Connections between the species and flows were identified and incorporated into the flow recommendations.

HEC RPT was used to build and display the flow recommendations electronically, in real-time.

When a flow component was proposed, its magnitude, duration and timing were entered into text fields. Plots in HEC RPT update automatically with new entries, which allowed the groups to review and revise their recommendations.

A strength of HEC RPT is its ability to display and navigate hydrologic data sets. For the Willamette, scientists imported data to HEC RPT that showed how the river has been managed since construction of the dams, as well as how the river would have flowed if there were no reservoirs.

A final step in the workshop was to unify the recommendations of the separate groups. HEC RPT helped with this process through its merging feature, which allowed the recommendations to be brought into the same project and plotted together.

“RPT helped us to develop, visualize and evaluate complex flow regimes. It also made it easy to document the scientific basis of our flow recommendations, which has had continued benefits as we progress from recommendations to implementation for the Middle and Coast forks,” said Dr. Leslie Bach, the director of Freshwater Programs for the Oregon chapter of The Nature Conservancy.

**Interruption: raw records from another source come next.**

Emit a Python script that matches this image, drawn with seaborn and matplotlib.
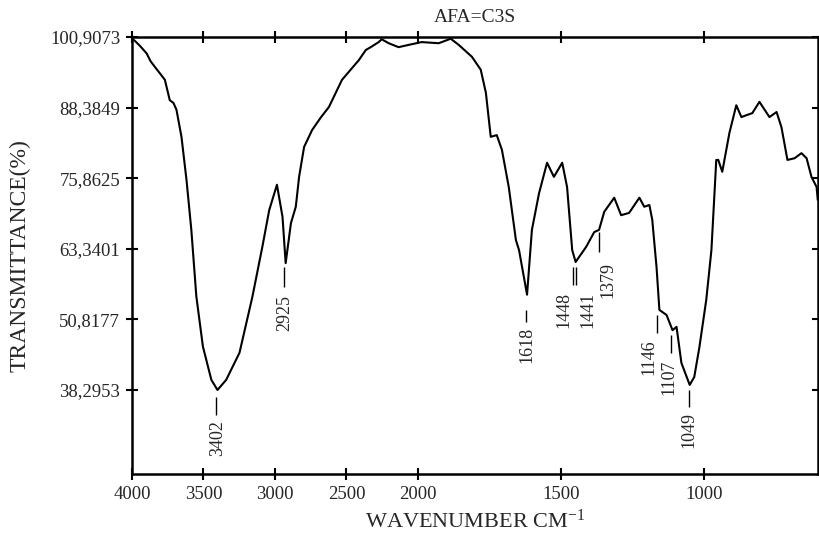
"""IR-Spektrum AFA=C3S nachgezeichnet (Transmission über Wellenzahl)."""
import numpy as np
import pandas as pd
import matplotlib
matplotlib.use("Agg")
import matplotlib.pyplot as plt
import seaborn as sns

# Spektrum
wavenumber = [4000, 3979, 3940, 3898, 3870, 3840, 3800, 3770, 3736, 3710,
              3689, 3654, 3619, 3585, 3550, 3504, 3445, 3402, 3341, 3248,
              3158, 3088, 3040, 2986, 2947, 2925, 2888, 2854, 2831, 2796,
              2740, 2680, 2622, 2531, 2413, 2364, 2330, 2274, 2253, 2204,
              2135, 2065, 1987, 1927, 1885, 1857, 1811, 1780, 1762, 1745,
              1724, 1706, 1682, 1657, 1646, 1618, 1601, 1576, 1548, 1524,
              1495, 1478, 1460, 1448, 1411, 1383, 1366, 1348, 1313, 1289,
              1261, 1225, 1208, 1190, 1180, 1165, 1155, 1130, 1109, 1095,
              1078, 1049, 1033, 1015, 991, 973, 956, 949, 935, 910,
              886, 868, 847, 830, 805, 770, 745, 728, 707, 682,
              658, 640, 623, 605, 601]
transmittance = [100.6, 100.2, 99.2, 98.0, 96.6, 95.6, 94.3, 93.3, 89.7, 89.2,
                 88.0, 83.2, 75.6, 66.7, 54.9, 46.0, 40.1, 38.3, 40.1, 44.9,
                 54.8, 63.7, 70.2, 74.7, 69.0, 60.8, 67.9, 70.8, 76.1, 81.4,
                 84.4, 86.6, 88.5, 93.3, 96.8, 98.6, 99.1, 100.0, 100.5, 99.8,
                 99.1, 99.5, 100.0, 99.8, 100.6, 99.5, 97.4, 95.1, 91.0, 83.2,
                 83.5, 80.9, 74.3, 64.9, 63.1, 55.2, 66.7, 73.2, 78.6, 76.1,
                 78.6, 74.3, 63.1, 61.0, 63.7, 66.3, 66.7, 69.9, 72.4, 69.3,
                 69.7, 72.4, 70.8, 71.1, 68.5, 60.1, 52.5, 51.6, 48.9, 49.5,
                 43.1, 39.2, 40.6, 45.9, 54.3, 63.1, 79.1, 79.1, 77.0, 83.9,
                 88.8, 86.7, 87.1, 87.4, 89.4, 86.7, 87.6, 84.9, 79.1, 79.4,
                 80.3, 79.4, 76.1, 74.3, 72.0]

y_ticks = [100.9073, 88.3849, 75.8625, 63.3401, 50.8177, 38.2953]
y_tick_labels = ["100,9073", "88,3849", "75,8625", "63,3401", "50,8177", "38,2953"]
x_ticks = [4000, 3500, 3000, 2500, 2000, 1500, 1000]
x_tick_labels = ["4000", "3500", "3000", "2500", "2000", "1500", "1000"]

peak_labels = ["3402", "2925", "1618", "1448", "1441", "1379", "1146", "1107", "1049"]

# Lage der Beschriftungen (Striche und Texte)
label_x = [3401, 2932, 1618, 1488, 1404, 1334, 1190, 1120, 1053]
line_x = [3415, 2936, 1622, 1457, 1447, 1366, 1165, 1113, 1053]
line_top = [37.1, 60.1, 52.5, 60.1, 60.1, 66.3, 51.6, 48.1, 38.3]
line_bottom = [33.9, 56.6, 50.4, 57.0, 57.0, 62.8, 48.4, 44.9, 35.3]
text_top = [33.0, 55.2, 49.5, 55.7, 55.7, 61.0, 47.2, 43.6, 34.4]


def forward(w):
    # unter 2000 cm-1 doppelter Maßstab
    w = np.asarray(w, dtype=float)
    return np.where(w >= 2000, w, 2 * w - 2000)


def inverse(u):
    u = np.asarray(u, dtype=float)
    return np.where(u >= 2000, u, (u + 2000) / 2)


sns.set_style("ticks")
plt.rcParams['font.family'] = ['Liberation Serif', 'DejaVu Serif']
plt.rcParams['mathtext.default'] = 'regular'

df = pd.DataFrame({"wavenumber": wavenumber, "transmittance": transmittance})

fig = plt.figure(figsize=(8.2, 5.47), dpi=100)
ax = fig.add_axes([0.161, 0.1335, 0.8366, 0.7989])
ax.set_xscale('function', functions=(forward, inverse))

sns.lineplot(data=df, x="wavenumber", y="transmittance", ax=ax,
             color="black", linewidth=1.5, sort=False)

ax.set_xlim(4000, 600)
ax.set_ylim(23.4, 100.9073)
ax.set_xticks(x_ticks)
ax.set_xticklabels(x_tick_labels)
ax.set_yticks(y_ticks)
ax.set_yticklabels(y_tick_labels)
ax.minorticks_off()

ax.tick_params(axis='both', direction='inout', length=9, width=1.5,
               labelsize=13.5, top=True, right=True, color='black', pad=4)
for side in ax.spines.values():
    side.set_linewidth(1.8)
    side.set_color('black')

for lab, lx, ln_x, lt, lb, tt in zip(peak_labels, label_x, line_x,
                                     line_top, line_bottom, text_top):
    ax.vlines(ln_x, lb, lt, color='black', linewidth=1.0)
    ax.text(lx, tt, lab, rotation=90, ha='center', va='top', fontsize=13)

ax.set_title("AFA=C3S", fontsize=14, pad=11)
ax.set_xlabel("WAVENUMBER CM$^{-1}$", fontsize=16, labelpad=5)
ax.set_ylabel("TRANSMITTANCE(%)", fontsize=17, labelpad=14)

fig.savefig("out.png", dpi=100)
plt.close(fig)
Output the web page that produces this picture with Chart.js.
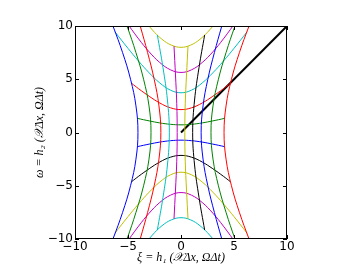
<!DOCTYPE html>
<html>
<head>
<meta charset="utf-8">
<script src="https://cdn.jsdelivr.net/npm/chart.js@4"></script>
<style>
  body { margin: 0; background: #fff; }
  canvas { display: block; }
</style>
</head>
<body>
<canvas id="grid" width="354" height="266"></canvas>
<script>
// omega samples along the lines of constant X (vertical-ish curves)
const omOuter = [-12.5, -10, -7.5, -5, -2.5, 0, 2.5, 5, 7.5, 10, 12.5];
const omMid = [-9.15, -6.1, -3.05, 0, 3.05, 6.1, 9.15];
const omInner = [-8.1, -5.4, -2.7, 0, 2.7, 5.4, 8.1];

// xi values of the 10 constant-X curves, left to right
const xiV1 = [-7.42, -6.42, -5.51, -4.76, -4.25, -4.06, -4.25, -4.76, -5.51, -6.42, -7.42];
const xiV2 = [-6.0, -5.09, -4.25, -3.53, -3.02, -2.83, -3.02, -3.53, -4.25, -5.09, -6.0];
const xiV3 = [-4.59, -3.85, -3.15, -2.53, -2.08, -1.9, -2.08, -2.53, -3.15, -3.85, -4.59];
const xiV4 = [-2.23, -1.7, -1.28, -1.1, -1.28, -1.7, -2.23];
const xiV5 = [-0.66, -0.52, -0.4, -0.36, -0.4, -0.52, -0.66];
const xiV6 = [0.66, 0.52, 0.4, 0.36, 0.4, 0.52, 0.66];
const xiV7 = [2.23, 1.7, 1.28, 1.1, 1.28, 1.7, 2.23];
const xiV8 = [4.59, 3.85, 3.15, 2.53, 2.08, 1.9, 2.08, 2.53, 3.15, 3.85, 4.59];
const xiV9 = [6.0, 5.09, 4.25, 3.53, 3.02, 2.83, 3.02, 3.53, 4.25, 5.09, 6.0];
const xiV10 = [7.42, 6.42, 5.51, 4.76, 4.25, 4.06, 4.25, 4.76, 5.51, 6.42, 7.42];

// xi samples along the lines of constant Omega (horizontal-ish curves)
const xiH8 = [-3.6, -2.7, -1.8, -0.9, 0, 0.9, 1.8, 2.7, 3.6];
const xiH6 = [-5.3, -4, -3, -2, -1, 0, 1, 2, 3, 4, 5.3];
const xiH4 = [-6.24, -5, -4, -3, -2, -1, 0, 1, 2, 3, 4, 5, 6.24];
const xiH2 = [-4.65, -4, -3, -2, -1, 0, 1, 2, 3, 4, 4.65];
const xiH1 = [-4.09, -3, -2, -1, 0, 1, 2, 3, 4.09];

// omega values of the 10 constant-Omega curves, bottom to top
const omH1 = [-10.73, -9.63, -8.76, -8.2, -8.0, -8.2, -8.76, -9.63, -10.73];
const omH2 = [-10.56, -8.79, -7.57, -6.57, -5.89, -5.64, -5.89, -6.57, -7.57, -8.79, -10.56];
const omH3 = [-9.46, -7.9, -6.7, -5.6, -4.65, -3.98, -3.73, -3.98, -4.65, -5.6, -6.7, -7.9, -9.46];
const omH4 = [-4.61, -4.11, -3.4, -2.77, -2.32, -2.15, -2.32, -2.77, -3.4, -4.11, -4.61];
const omH5 = [-1.32, -1.09, -0.9, -0.77, -0.72, -0.77, -0.9, -1.09, -1.32];
const omH6 = [1.32, 1.09, 0.9, 0.77, 0.72, 0.77, 0.9, 1.09, 1.32];
const omH7 = [4.61, 4.11, 3.4, 2.77, 2.32, 2.15, 2.32, 2.77, 3.4, 4.11, 4.61];
const omH8 = [9.46, 7.9, 6.7, 5.6, 4.65, 3.98, 3.73, 3.98, 4.65, 5.6, 6.7, 7.9, 9.46];
const omH9 = [10.56, 8.79, 7.57, 6.57, 5.89, 5.64, 5.89, 6.57, 7.57, 8.79, 10.56];
const omH10 = [10.73, 9.63, 8.76, 8.2, 8.0, 8.2, 8.76, 9.63, 10.73];

// omega = xi reference line
const diagXi = [0, 10];
const diagOmega = [0, 10];

const tickValues = [-10, -5, 0, 5, 10];
const xTitle = 'ξ = h₁ (𝒳Δx, ΩΔt)';
const yTitle = 'ω = h₂ (𝒳Δx, ΩΔt)';

// matplotlib classic colour cycle
const cycle = ['#0000ff', '#008000', '#ff0000', '#00bfbf', '#bf00bf', '#bfbf00', '#000000'];

function toPoints(xs, ys) {
    return xs.map((x, i) => ({ x: x, y: ys[i] }));
}

const curves = [
    toPoints(xiV1, omOuter), toPoints(xiV2, omOuter), toPoints(xiV3, omOuter),
    toPoints(xiV4, omMid), toPoints(xiV5, omInner), toPoints(xiV6, omInner),
    toPoints(xiV7, omMid), toPoints(xiV8, omOuter), toPoints(xiV9, omOuter),
    toPoints(xiV10, omOuter),
    toPoints(xiH8, omH1), toPoints(xiH6, omH2), toPoints(xiH4, omH3),
    toPoints(xiH2, omH4), toPoints(xiH1, omH5), toPoints(xiH1, omH6),
    toPoints(xiH2, omH7), toPoints(xiH4, omH8), toPoints(xiH6, omH9),
    toPoints(xiH8, omH10)
];

const datasets = curves.map((pts, i) => ({
    data: pts,
    borderColor: cycle[i % cycle.length],
    borderWidth: 1,
    tension: 0.4
}));
datasets.push({
    data: toPoints(diagXi, diagOmega),
    borderColor: '#000000',
    borderWidth: 2,
    tension: 0
});

// box frame with inward ticks on all four sides
const frame = {
    id: 'frame',
    afterDatasetsDraw(chart) {
        const { ctx, chartArea: a, scales } = chart;
        ctx.save();
        ctx.strokeStyle = '#000';
        ctx.lineWidth = 1;
        ctx.beginPath();
        tickValues.forEach(v => {
            const px = Math.round(scales.x.getPixelForValue(v)) + 0.5;
            ctx.moveTo(px, a.bottom); ctx.lineTo(px, a.bottom - 4);
            ctx.moveTo(px, a.top); ctx.lineTo(px, a.top + 4);
            const py = Math.round(scales.y.getPixelForValue(v)) + 0.5;
            ctx.moveTo(a.left, py); ctx.lineTo(a.left + 4, py);
            ctx.moveTo(a.right, py); ctx.lineTo(a.right - 4, py);
        });
        ctx.stroke();
        ctx.strokeRect(Math.round(a.left) + 0.5, Math.round(a.top) + 0.5,
            Math.round(a.right - a.left) - 1, Math.round(a.bottom - a.top) - 1);
        ctx.restore();
    }
};

const tickFont = { family: 'DejaVu Sans', size: 12 };
const titleFont = { family: 'Liberation Serif', size: 12, style: 'italic' };
const minus = v => String(v).replace('-', '\u2212');

new Chart(document.getElementById('grid'), {
    type: 'scatter',
    data: { datasets: datasets },
    options: {
        responsive: false,
        animation: false,
        devicePixelRatio: 1,
        showLine: true,
        elements: { point: { radius: 0 } },
        layout: { padding: { left: 0, top: 26, right: 67, bottom: 0 } },
        plugins: { legend: { display: false }, tooltip: { enabled: false } },
        scales: {
            x: {
                min: -10, max: 10,
                grid: { display: false, drawTicks: false },
                border: { display: false },
                ticks: { stepSize: 5, padding: 1, maxRotation: 0, color: '#000', font: tickFont, callback: minus },
                title: { display: true, text: xTitle, color: '#000', font: titleFont, padding: { top: 0, bottom: 1 } },
                afterFit: s => { s.height = 27; }
            },
            y: {
                min: -10, max: 10,
                grid: { display: false, drawTicks: false },
                border: { display: false },
                ticks: { stepSize: 5, padding: 2, color: '#000', font: tickFont, callback: minus },
                title: { display: true, text: yTitle, color: '#000', font: titleFont, padding: { top: 33, bottom: 0 } },
                afterFit: s => { s.width = 75; }
            }
        }
    },
    plugins: [frame]
});
</script>
</body>
</html>
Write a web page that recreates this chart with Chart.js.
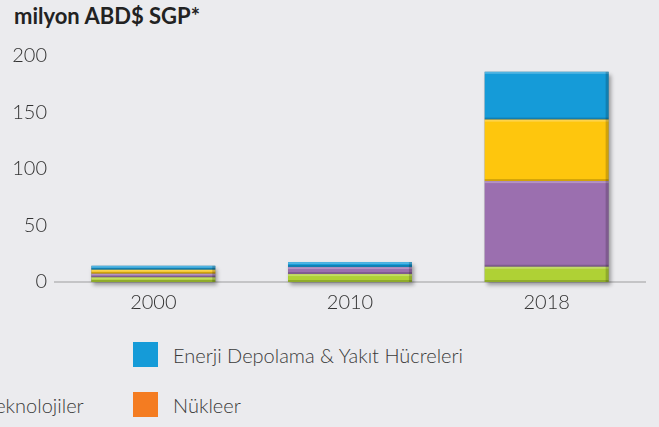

HEC RPT is available free of charge at http://www.hec.usace.army.mil/software/hec-rpt/.

Development of HEC RPT was sponsored by the Hydrologic Engineering Center, Portland District and The Nature Conservancy in support of the

Sustainable Rivers Project. Sustainable Rivers is an ongoing nationwide partnership between the Corps and The Nature Conservancy to improve the rivers by changing the operations of Corps dams, while maintaining or enhancing project benefits.